La Cour supérieure a entendu l'appel jeudi matin. Plutôt sceptique au début de l'audience, le juge Décarie a quelque peu rabroué les deux avocats de l'automobiliste, Me Marie-Hélène Lamoureux et Me Alexandre Bergevin, en estimant qu'il y avait «beaucoup de papier et beaucoup d'argent dépensé pour une petite affaire de billet électronique».

À l'issue de leur plaidoirie, le juge a semblé plus sympathique à leur cause. Il a reconnu que le constat électronique de Montréal ne semblait pas être un modèle de respect de la loi puisque aucune signature ou code de validation n'y figure.

Le juge a notamment relevé que les contraventions électroniques de la Ville de Boisbriand, produites en preuve par les avocats de l'automobiliste, portent bel et bien un code unique de 40 lettres et chiffres permettant d'identifier la personne qui les a délivrées.

«Vous serez d'accord avec moi que ça colle pas mal plus au code de procédure pénale, a lancé le juge à l'avocat de la Ville de Montréal, Me Serge Cimon. (Sur les contraventions électroniques montréalaises), il n'y a même pas d'initiales!»

«Équivalent» à la signature

La question au coeur du litige est relativement simple: les nouveaux constats d'infraction électronique instaurés en janvier 2008 comportent-ils ce qui peut être qualifié de «signature», manuscrite ou autre? Le détail est crucial. Pour ne pas être obligés de défendre eux-mêmes les contraventions qu'ils délivrent, les policiers québécois doivent les signer depuis 1972.

Comme l'ont démontré les avocats de l'automobiliste, outre la Ville de Boisbriand, les contrôleurs routiers du Québec utilisent également des constats électroniques qui respectent la loi. Dans ce dernier cas, on imprime le constat et on le signe à la main.

À Montréal, la contravention électronique imprimée et remise à l'automobiliste contient deux fois les nom, prénom et matricule du policier, en caractères d'ordinateur. À la toute fin du document, ces informations sont réimprimées et présentées comme une attestation que le «présent document est conforme à son double». C'est cette dernière section que l'avocat de la Ville a présentée comme l'équivalent d'une signature électronique.
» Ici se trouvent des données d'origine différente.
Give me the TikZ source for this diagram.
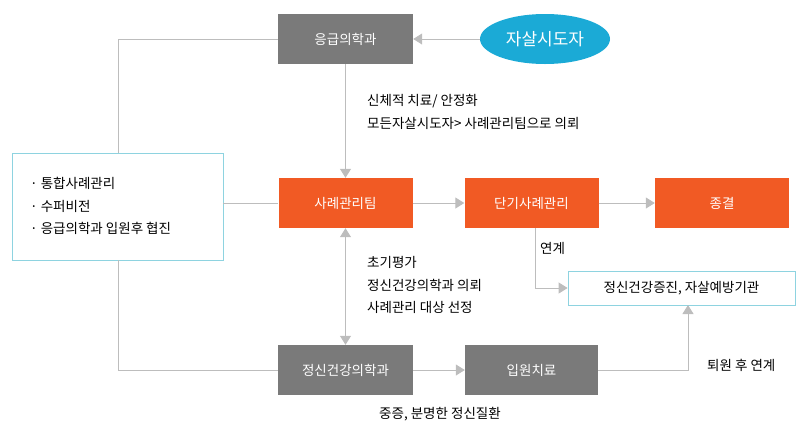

«Nulle part le législateur n'a défini ce qu'était une signature électronique ou un code de validation, a affirmé Me Cimon. C'est pour laisser une marge de manoeuvre aux villes. Un matricule, un nom, un prénom, ce sont des marques personnelles. Nulle part il n'est écrit qu'un code de validation, c'est un alignement de chiffres et de lettres.»

Depuis janvier 2008, la Ville de Montréal a donné 3,8 millions de constats d'infraction, dont l'écrasante majorité en format électronique, qui lui ont permis d'encaisser plus de 300 millions. Selon le Service de police de la Ville de Montréal, ce nouveau système a permis de produire les contraventions plus vite tout en réduisant le nombre de contestations.